Alumni transcribe Apollo 11 history

Written by Alison Parkins on |
Ava Brueggeman
Ava Brueggeman conducting research as an undergraduate at UW-Platteville.
Chelzy Belitz
Chelzy Belitz conducting research as an intern at UT Dallas’s Center for Robust Speech Systems, while she was an undergraduate student at UW-Platteville.

Two recent UW-Platteville graduates are pursuing their Ph.Ds. at the University of Texas at Dallas and contributing to a variety of projects that are significant to both the past and future.

Chelzy Belitz and Ava Brueggeman graduated from UW-Platteville in 2018, both with a major in electrical engineering and minor in computer science. Their research in UW-Platteville’s Pioneer Speech Signal Processing Laboratory introduced them to the study of digital signal processing and machine learning for speech-enabled technologies. While at UW-Platteville, they each completed an internship at UT Dallas’s Center for Robust Speech Systems, cementing their desire to continue studying this field after graduation.

Now in their second year of graduate school at UT Dallas, Brueggeman and Belitz had the opportunity last fall to attend the Interspeech 2019 conference in Austria—the largest conference in the field of spoken language processing. While at the conference, they helped organize the Fearless Steps Workshop, which was a continuation of UT Dallas’s collaboration with NASA to digitize and automatically index flight communications from several NASA missions, including Apollo 11. Belitz also worked on the project during her undergraduate internship.

“Because there were so many tracks and so many people involved in the missions, the tapes wound up being hundreds of thousands of hours of data,” said Belitz. “It’s not exactly possible for workers to listen to all of that, so what students at UT Dallas have done is applied different speech processing techniques to analyze the data.”

This involved developing algorithms, annotating portions of the recordings, and automating ways to identify speakers, recognize speech, track emotions, and more.

“This project has a really great historical significance,” said Belitz. “We were able to digitize this data, make it available to the public, and preserve a piece of history.”

The recordings that Belitz helped process for the Apollo 11 flight were used in CNN’s award-winning Apollo 11 documentary. In addition to the project’s historical significance, Belitz explained that it also provides valuable contributions to the study of speech and language technology.

“The Fearless Steps project actually became a challenge within the speech community,” she said. “I was one of a group of people who transcribed a total of 100 hours of Apollo 11 mission data. We then gave the entire data set to the speech community to see if people could figure out better ways of processing this data. It’s significant because it’s very unique—it’s a very large, naturalistic data set. Right now, a lot of speech technology tends to work very well when there are a lot of constraints—for example someone is just reading something or is giving a prompted speech—but a lot of them tend to not work as well when it uses naturalistic data. We wanted to take advantage of it, because it gave us a chance to actually look into our naturalistic data and look into the sort of difficulties that come with that. There are interruptions, people misspeaking, and all the things that come with natural speech.”
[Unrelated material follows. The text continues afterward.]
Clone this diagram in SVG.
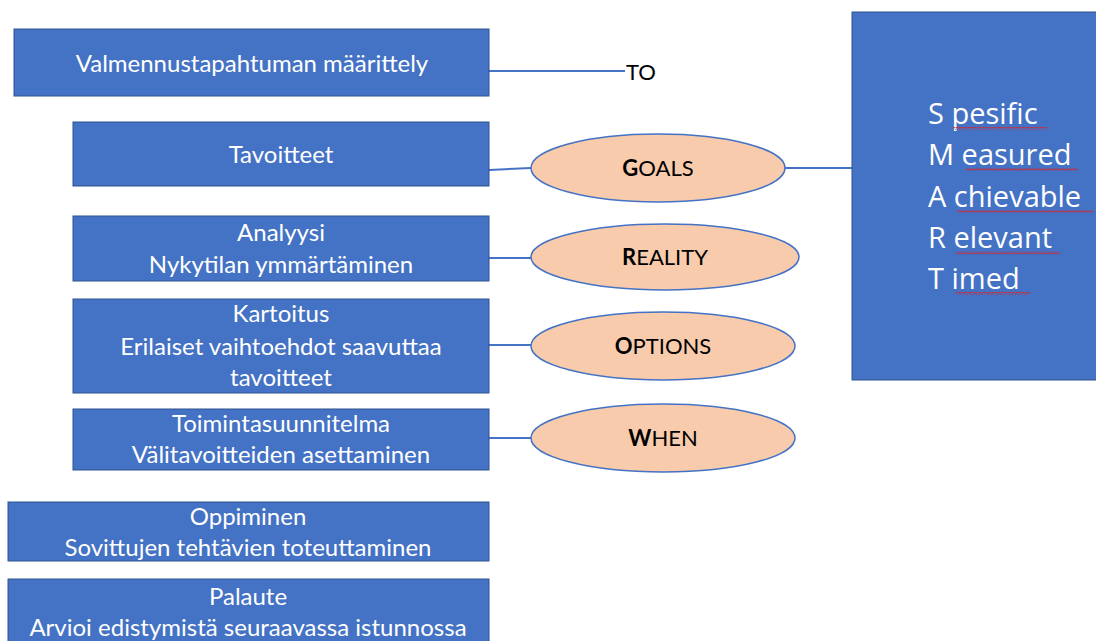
<svg xmlns="http://www.w3.org/2000/svg" width="1096" height="641" viewBox="0 0 1096 641">
<defs>
<style>
.box{fill:#4472C4;stroke:#2F528F;stroke-width:1}
.ell{fill:#F8CBAD;stroke:#4472C4;stroke-width:1.5}
.bt{font-family:Lato,"Noto Sans",sans-serif;font-size:24px;fill:#FFFFFF;text-anchor:middle}
.et{font-family:Lato,"Noto Sans",sans-serif;font-size:22px;fill:#000000;text-anchor:middle}
.st{font-family:"Open Sans","Noto Sans",sans-serif;font-size:29px;fill:#FFFFFF}
.conn{stroke:#4472C4;stroke-width:2;fill:none}
</style>
<pattern id="wave" width="3" height="3" patternUnits="userSpaceOnUse">
<path d="M0,2.5 L1.5,0.5 L3,2.5" stroke="#E02020" stroke-width="1" fill="none"/>
</pattern>
</defs>
<rect width="1096" height="641" fill="#FFFFFF"/>
<g id="connectors">
<line class="conn" x1="489" y1="71" x2="625" y2="71"/>
<line class="conn" x1="489" y1="170" x2="531" y2="168"/>
<line class="conn" x1="785" y1="168" x2="852" y2="168"/>
<line class="conn" x1="489" y1="258" x2="531" y2="258"/>
<line class="conn" x1="489" y1="345" x2="531" y2="345"/>
<line class="conn" x1="489" y1="438" x2="531" y2="438"/>
</g>
<g id="n-to"><text x="626" y="80" style="font-family:Lato,'Noto Sans',sans-serif;font-size:22px;fill:#000">TO</text></g>
<g id="n-valmennus">
<rect class="box" x="14" y="29" width="475" height="67"/>
<text class="bt" x="252" y="72">Valmennustapahtuman määrittely</text>
</g>
<g id="n-tavoitteet">
<rect class="box" x="73" y="122" width="416" height="64"/>
<text class="bt" x="281" y="163">Tavoitteet</text>
</g>
<g id="n-goals">
<ellipse class="ell" cx="658" cy="168" rx="127" ry="34"/>
<text class="et" x="658" y="176"><tspan font-weight="bold">G</tspan>OALS</text>
</g>
<g id="n-smart">
<rect class="box" x="852" y="12" width="250" height="368"/>
<text class="st" x="928" y="124">S pesific</text>
<text class="st" x="928" y="165">M easured</text>
<text class="st" x="928" y="207">A chievable</text>
<text class="st" x="928" y="248">R elevant</text>
<text class="st" x="928" y="289">T imed</text>
<rect x="953" y="127" width="94" height="3" fill="url(#wave)"/>
<rect x="966" y="168" width="112" height="3" fill="url(#wave)"/>
<rect x="957" y="210" width="136" height="3" fill="url(#wave)"/>
<rect x="956" y="251" width="104" height="3" fill="url(#wave)"/>
<rect x="956" y="292" width="74" height="3" fill="url(#wave)"/>
</g>
<g id="n-analyysi">
<rect class="box" x="73" y="216" width="416" height="65"/>
<text class="bt" x="281" y="241">Analyysi</text>
<text class="bt" x="281" y="273">Nykytilan ymmärtäminen</text>
</g>
<g id="n-reality">
<ellipse class="ell" cx="665" cy="257" rx="134" ry="33"/>
<text class="et" x="665" y="265"><tspan font-weight="bold">R</tspan>EALITY</text>
</g>
<g id="n-kartoitus">
<rect class="box" x="73" y="299" width="416" height="94"/>
<text class="bt" x="281" y="322">Kartoitus</text>
<text class="bt" x="281" y="355">Erilaiset vaihtoehdot saavuttaa</text>
<text class="bt" x="281" y="386">tavoitteet</text>
</g>
<g id="n-options">
<ellipse class="ell" cx="663" cy="346" rx="132" ry="34"/>
<text class="et" x="663" y="354"><tspan font-weight="bold">O</tspan>PTIONS</text>
</g>
<g id="n-toiminta">
<rect class="box" x="73" y="409" width="416" height="61"/>
<text class="bt" x="281" y="432">Toimintasuunnitelma</text>
<text class="bt" x="281" y="463">Välitavoitteiden asettaminen</text>
</g>
<g id="n-when">
<ellipse class="ell" cx="663" cy="438" rx="132" ry="34"/>
<text class="et" x="663" y="446"><tspan font-weight="bold">W</tspan>HEN</text>
</g>
<g id="n-oppiminen">
<rect class="box" x="8" y="502" width="481" height="59"/>
<text class="bt" x="248" y="525">Oppiminen</text>
<text class="bt" x="248" y="556">Sovittujen tehtävien toteuttaminen</text>
</g>
<g id="n-palaute">
<rect class="box" x="8" y="579" width="481" height="70"/>
<text class="bt" x="248" y="605">Palaute</text>
<text class="bt" x="248" y="636">Arvioi edistymistä seuraavassa istunnossa</text>
</g>
</svg>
Both alumni are also working on various speech technology research. Brueggeman is continuing work on a cochlear implant project that she started on as an undergraduate. “Cochlear implants are kind of like hearing aids, except they are meant for people with even more severe hearing loss or who have been deaf from birth,” Brueggeman explained. “It has a part that is surgically inserted into the inner part of the ear and it directly stimulates the auditory nerve. In that way, it gives people who have lost their hearing, a new sense of hearing.”

The project Brueggeman is contributing to, CCi-MOBILE, is a portable research platform aimed at making it easier for researchers to test their new algorithms for people with cochlear implants.

“If you are working on speech enhancements, and you would like to make it easier for people with cochlear implants to be able to understand other people, you could use CCi-MOBILE to test an algorithm on a person with cochlear implants. It’s unique in that it can be taken outside of the lab; you could go to Starbucks or the library, or send it home with them,” said Brueggeman, who has been recently focusing on Android development for the platform.

Brueggeman is also looking into music accessibility for people with cochlear implants. “Speech recognition in quiet settings is pretty good for people with cochlear implants, but it’s more difficult when they are listening to music because it’s pretty complicated and there are a lot of different interactions between things,” she said.

Belitz has also been involved in a project that aims to improve hearing aid systems based on machine learning concepts. This work gave her the opportunity to publish her first paper, as well as present at the Interspeech conference.

Both Belitz and Brueggeman credit the opportunities they had for research at UW-Platteville, particularly with Dr. Hynek Boril, Assistant Professor of Electrical Engineering, for encouraging them to pursue Ph.Ds. in this area.

“I think a lot of us [at UW-Platteville] didn’t think that much about going to graduate school,” said Brueggeman. “We were prepared really well in our classes, but I think most people just want to join industry immediately after graduation. Hynek was a big inspiration and showed us what we could do if we continued to graduate school.”